The Importance of your Well-being – Some Key Life Insurance Questions
We’re all going through a difficult time right now. And these circumstances have given all of us plenty of time for reflection.
Perhaps questions about your own health and wellbeing have come up in your mind. And with all the stress built into this situation, you may be worried about your mental health.
During times of crisis, it’s crucial to look for ways to provide yourself with peace of mind. Life Insurance or Income Protection cover may offer you additional peace of mind in terms of the financial consequences of poor health or death. But you may have some difficult questions that you want answered first.
Here are some of the important ones.
Question #1 – How Do You Rate Your Health?
Understanding how you feel about yourself and your own health will provide some clarity in these uncertain times. Now is the time to focus on both the physical and mental aspects of your wellbeing.
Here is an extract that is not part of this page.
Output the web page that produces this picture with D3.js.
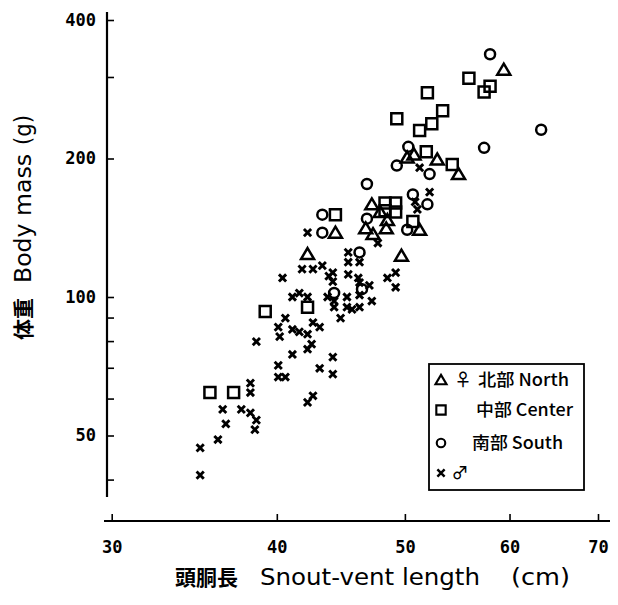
<!DOCTYPE html>
<html>
<head>
<meta charset="utf-8">
<script src="https://cdn.jsdelivr.net/npm/d3@7"></script>
<style>
body { margin: 0; background: #fff; }
svg { display: block; }
</style>
</head>
<body>
<div class="graph"></div>
<script>
"use strict";

var width = 618,
    height = 605;

// snout-vent length (cm) and body mass (g)
var northSVL  = [59.4, 50.2, 50.8, 52.9, 54.9, 47.2, 47.9, 48.5, 46.7, 47.3, 48.4, 51.3, 44.3, 42.2, 49.7];
var northMass = [312, 201, 204, 199, 185, 159, 153, 147, 141, 137, 141, 140, 138, 124, 123];

var centerSVL  = [55.9, 58.0, 57.4, 52.0, 53.4, 52.4, 51.3, 49.3, 51.9, 54.3, 48.3, 49.2, 48.3, 49.2, 50.7, 44.3, 42.2, 39.2, 35.6, 37.1];
var centerMass = [299, 287, 279, 278, 254, 238, 230, 244, 207, 194, 160, 160, 154, 153, 146, 151, 95, 93, 62, 62];

var southSVL  = [58.0, 63.4, 57.4, 50.3, 49.3, 52.2, 46.8, 50.7, 52.0, 43.3, 43.3, 46.8, 50.2, 46.2, 44.2, 46.4];
var southMass = [337, 231, 211, 212, 193, 185, 176, 167, 159, 151, 138, 148, 140, 125, 102, 104];

var maleSVL  = [51.3, 52.2, 51.1, 50.9, 47.7, 42.2, 45.3, 45.3, 46.2, 40.4, 41.8, 42.6, 43.3, 44.1, 44.1, 43.8,
                45.3, 46.1, 46.2, 47.0, 48.5, 49.2, 49.2, 41.1, 41.6, 42.2, 43.7, 44.2, 44.2, 44.7, 45.2, 45.2,
                45.6, 46.2, 46.2, 47.2, 40.6, 40.1, 40.2, 38.6, 41.1, 41.6, 42.2, 42.6, 43.1, 42.5, 42.2, 41.1,
                44.1, 40.1, 40.1, 40.6, 43.1, 44.1, 42.2, 42.6, 38.2, 38.2, 37.6, 36.4, 38.2, 38.6, 36.6, 38.5,
                36.1, 35.0, 35.0];
var maleMass = [191, 169, 155, 161, 131, 138, 125, 119, 119, 110, 115, 115, 117, 113, 108, 111,
                112, 110, 107.5, 106, 110, 113, 105, 100, 102, 100, 100, 98, 95, 90, 100, 95,
                94, 101, 95, 98, 90, 86, 82, 80, 85, 84, 83, 88, 86, 79, 77, 75,
                74, 71, 67, 67, 70, 68, 59, 61, 65, 62, 57, 57, 56, 54, 53, 51.5,
                49, 47, 41];

var xTicks = [30, 40, 50, 60, 70];
var yTicks = [50, 100, 200, 400];
var yMinorTicks = [40, 60, 70, 80, 90, 300];

var groupNames = ['north', 'center', 'south', 'male'];
var legendSex = ['\u2640', '', '', '\u2642'];
var legendLabels = ['北部 North', '中部 Center', '南部 South', ''];

var x = d3.scaleLog()
    .domain([30, 70])
    .range([111.7, 598])

var y = d3.scaleLog()
    .domain([50, 400])
    .range([435.5, 20])

var shapes = {
    north: 'M0,-6L6.5,5L-6.5,5Z',
    center: 'M-5.5,-5.5H5.5V5.5H-5.5Z',
    south: d3.path(),
    male: 'M-3.6,-3.6L3.6,3.6M3.6,-3.6L-3.6,3.6'
}
shapes.south.arc(0, 0, 5, 0, 2 * Math.PI);
shapes.south = shapes.south.toString();

var svg = d3.select('.graph').append('svg')
    .attr('width', width)
    .attr('height', height)

// y axis: labels on the left, ticks pointing into the plot
var yAxis = d3.axisLeft(y)
    .tickValues(yTicks)
    .tickFormat(d3.format('d'))
    .tickSizeInner(-7)
    .tickSizeOuter(0)
    .tickPadding(11)

var axisY = svg.append('g')
    .attr('transform', 'translate(107,0)')
    .call(yAxis)

axisY.select('.domain').remove()
axisY.append('line')
    .attr('y1', 12)
    .attr('y2', 497)
    .attr('stroke', '#000')
    .attr('stroke-width', 2.2)

axisY.selectAll('.minor')
    .data(yMinorTicks)
    .enter().append('line')
    .attr('class', 'minor')
    .attr('x2', 7)
    .attr('y1', function(d) { return y(d) })
    .attr('y2', function(d) { return y(d) })
    .attr('stroke', '#000')
    .attr('stroke-width', 1.6)

// x axis: detached line below the plot, ticks pointing up
var xAxis = d3.axisBottom(x)
    .tickValues(xTicks)
    .tickFormat(d3.format('d'))
    .tickSizeInner(-7)
    .tickSizeOuter(0)
    .tickPadding(20)

var axisX = svg.append('g')
    .attr('transform', 'translate(0,521)')
    .call(xAxis)

axisX.select('.domain').remove()
axisX.append('line')
    .attr('x1', 104)
    .attr('x2', 610)
    .attr('stroke', '#000')
    .attr('stroke-width', 2.2)

svg.selectAll('.tick line')
    .attr('stroke', '#000')
    .attr('stroke-width', 1.6)

svg.selectAll('.tick text')
    .attr('fill', '#000')
    .style('font-family', '"DejaVu Sans Mono", monospace')
    .style('font-weight', 'bold')
    .style('font-size', '17px')

// points
var groups = {
    north: d3.zip(northSVL, northMass),
    center: d3.zip(centerSVL, centerMass),
    south: d3.zip(southSVL, southMass),
    male: d3.zip(maleSVL, maleMass)
}

var points = svg.append('g')

for (var name in groups) {
    points.append('g')
        .attr('class', name)
        .selectAll('path')
        .data(groups[name])
        .enter().append('path')
        .attr('d', shapes[name])
        .attr('transform', function(d) { return 'translate(' + x(d[0]) + ',' + y(d[1]) + ')' })
        .attr('fill', 'none')
        .attr('stroke', '#000')
        .attr('stroke-width', name === 'male' ? 2.9 : 2.5)
}

// legend
var legend = svg.append('g')
    .style('font-family', '"Noto Sans CJK JP", sans-serif')
    .style('font-size', '17px')
    .style('font-weight', 500)

legend.append('rect')
    .attr('x', 429)
    .attr('y', 364)
    .attr('width', 155)
    .attr('height', 126)
    .attr('fill', 'none')
    .attr('stroke', '#000')
    .attr('stroke-width', 1.8)

var rowY = [380, 410, 443, 473];
var labelX = [478, 476, 472, 0];

groupNames.forEach(function(name, i) {
    legend.append('path')
        .attr('d', shapes[name])
        .attr('transform', 'translate(441,' + rowY[i] + ')' + (name === 'male' ? '' : 'scale(0.85)'))
        .attr('fill', 'none')
        .attr('stroke', '#000')
        .attr('stroke-width', 2.5)
    if (legendSex[i]) {
        legend.append('text')
            .attr('x', i === 0 ? 463 : 460)
            .attr('y', rowY[i])
            .attr('dy', '0.35em')
            .attr('text-anchor', 'middle')
            .text(legendSex[i])
    }
    if (legendLabels[i]) {
        legend.append('text')
            .attr('x', labelX[i])
            .attr('y', rowY[i])
            .attr('dy', '0.35em')
            .attr('textLength', i === 1 ? 97 : 91)
            .attr('lengthAdjust', 'spacingAndGlyphs')
            .text(legendLabels[i])
    }
})

// axis titles
var titles = svg.append('g')
    .attr('fill', '#000')

titles.append('text')
    .attr('x', 175)
    .attr('y', 585)
    .style('font-family', '"Noto Sans CJK JP", sans-serif')
    .style('font-size', '21px')
    .style('font-weight', 'bold')
    .text('頭胴長')

titles.append('text')
    .attr('x', 260)
    .attr('y', 585)
    .attr('textLength', 220)
    .attr('lengthAdjust', 'spacingAndGlyphs')
    .style('font-family', '"DejaVu Sans", sans-serif')
    .style('font-size', '23px')
    .text('Snout-vent length')

titles.append('text')
    .attr('x', 511)
    .attr('y', 585)
    .attr('textLength', 59)
    .attr('lengthAdjust', 'spacingAndGlyphs')
    .style('font-family', '"DejaVu Sans", sans-serif')
    .style('font-size', '23px')
    .text('(cm)')

titles.append('text')
    .attr('transform', 'translate(31,340) rotate(-90)')
    .style('font-family', '"Noto Sans CJK JP", sans-serif')
    .style('font-size', '21px')
    .style('font-weight', 'bold')
    .text('体重')

titles.append('text')
    .attr('transform', 'translate(31,283) rotate(-90)')
    .attr('textLength', 129)
    .attr('lengthAdjust', 'spacingAndGlyphs')
    .style('font-family', '"DejaVu Sans", sans-serif')
    .style('font-size', '23px')
    .text('Body mass')

titles.append('text')
    .attr('transform', 'translate(31,145) rotate(-90)')
    .attr('textLength', 30)
    .attr('lengthAdjust', 'spacingAndGlyphs')
    .style('font-family', '"DejaVu Sans", sans-serif')
    .style('font-size', '23px')
    .text('(g)')
</script>
</body>
</html>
When it comes to your physical health, consider rating your overall health on a scale from 1 and 10. Think about how your body feels on a day-to-day basis. From there, apply the same scale to each individual area of your body.
Start with your head, then move to your neck, shoulders, arms, and so on. These individual ratings will help you to highlight specific physical issues that you may need to take care of.
You can use a similar scale to rate your mental health. In this case, a 1 may signify that everything’s okay and you’re happy. A possible 10 means that you’re experiencing intense distress and feel like things couldn’t get any worse.
Once you’ve applied your general rating, try to hone in on specific issues. What’s important is that you don’t try to resolve all of these issues in one go. That can become overwhelming and may add to the stress you’re feeling.
Instead, focus on a single issue and create a plan of action to confront it. Doing this serves several purposes, including:
- It can help you to understand the difficulties you’re dealing with right now.
- It allows you to create a plan for handling those difficulties during this time.
Your overall level of health is also likely to have an impact upon life insurance that you might decide to take out – for example, insurers tend to charge higher premiums if your state of health is poor; or they may decide to offer cover but with certain health conditions excluded from the coverage.
Question #2 – How Will My Weight Affect My Policy?
Insurers will ask about your height and weight and often use the Body Mass Index (BMI) as a measurement system.
This involves taking your weight (in kilograms) and dividing it by your height (measured in metres squared).
A BMI of between 18.5 and 24.9 falls in the “healthy” range. Anything below classifies you as underweight, whereas anything above means you’re overweight.
Typically, being overweight does not exclude you from getting a Life Insurance policy. However, it does mean that you may present more risk factors or health issues. As a result, this could lead to you paying higher premiums. Your insurer may also ask you to undergo a medical assessment if they have concerns about your BMI.
Question #3 – What Happens if My Policy Expires While I’m Still Alive?
This is a key issue for anybody who purchases a Life Insurance policy.
If the policy expires whilst you are still alive, you typically do not receive any money upon expiry and no payment is made upon your death (or illness or injury, if your policy is for TPD, trauma or income protection for example) after expiry of the cover. Your premiums are paid for coverage only during the policy term, not afterwards.
Typically, term life insurance cover (often known simply as ‘life cover’) will expire at age 99, however other life insurance product types such as Income Protection, TPD and Trauma typically expire at ages ranging from 65 to 75 (depending on your insurer). You should always check the expiry age for the cover types you have chosen before taking out any life insurance product.
Question #4 – Can I Get a Policy if I Have Mental Health Issues?
About 20% of Australians have a history of mental health issues. The important message here is that you’re not alone in this.
When it comes to your policy, your insurer will likely take your mental health into account. They’ll consider a number of aspects including the following:
- The seriousness of the issue
- The effectiveness of any treatment that you’ve undertaken
- How the issue affects your lifestyle and employment possibilities
Typically, insurers do not prevent you from getting Life Insurance if you have mental health issues. However, it’s important that you shop around and carefully consider your options. Every insurer has different underwriting procedures that could affect the outcome of your application and/or the premium you will be asked to pay.
Question #5 – Can I Apply as a Non-Smoker if I’m Not a Regular Smoker?
Even if you only smoke every so often, insurers will tend to consider you as a smoker. Furthermore, the definition of a smoker usually extends to those who use nicotine patches and those who vape with nicotine based e-cigarette products. It is important to answer any questions during the application process fully and truthfully (indeed, failing to do so might mean your insurer could refuse to make a payment under your policy).
Is It Time to Move Forward?
Your physical and mental wellbeing are of critical importance during this difficult time. And with the answers to these questions, you now understand how they may impact upon Life Insurance.
Perhaps it’s time to create some peace of mind for you and your family.
That leaves you with another question…
To insure or not to insure?
That is a question that only you can answer. You may choose to get some professional advice, or to carefully consider your own needs and circumstances and deal directly with a Life Insurer like NobleOak who can provide you with general advice and product information.
This is general information only and does not take into consideration your individual circumstances, objectives, financial situation, or needs.